Arena’s business only works if buyers believe the public leaderboard cannot be bought. The risk is not just bias in the ranking itself, but the appearance of bias when the same frontier labs both pay for private pre release testing and compete on the public board. Because Arena’s core asset is trust in its methodology, any doubt can weaken both its consumer flywheel and its enterprise sales motion.

  • Arena has already run 300 plus pre release tests alongside ranking 400 plus public models, which shows how closely its private evaluation work and public benchmarking sit together. That overlap creates a structural conflict of perception even if the underlying scoring process is sound.
  • Arena has publicly framed neutrality as central to its business model after becoming a company, saying AI companies want reliable evaluation services and that community trust is essential.

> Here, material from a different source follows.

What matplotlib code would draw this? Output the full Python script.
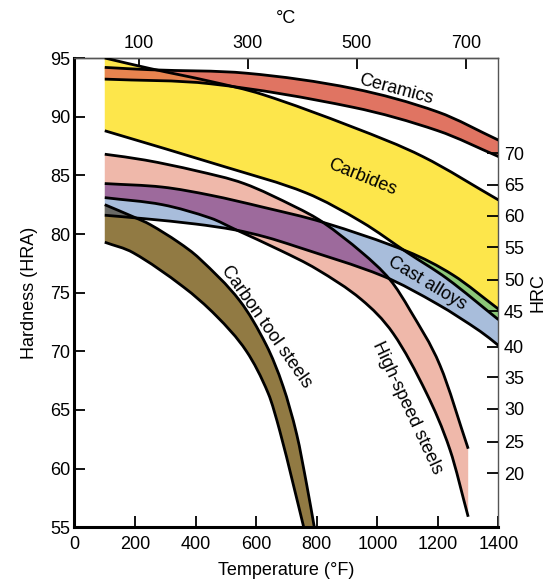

That makes reputation less like brand polish and more like the product itself.
  • The public side is built from anonymous side by side voting, open data releases, and published methodology. Those features help, but they also raise the bar, because once neutrality is the promise, any suspicion that paying customers get softer treatment can travel fast across labs, developers, and the wider AI community.

Going forward, Arena is likely to separate church and state more explicitly, with clearer firewalls between paid campaigns and leaderboard operations, more transparent methods, and more auditable data releases. The companies that win this market will not just measure model quality, they will convince the market that the measurement process itself is untouchable.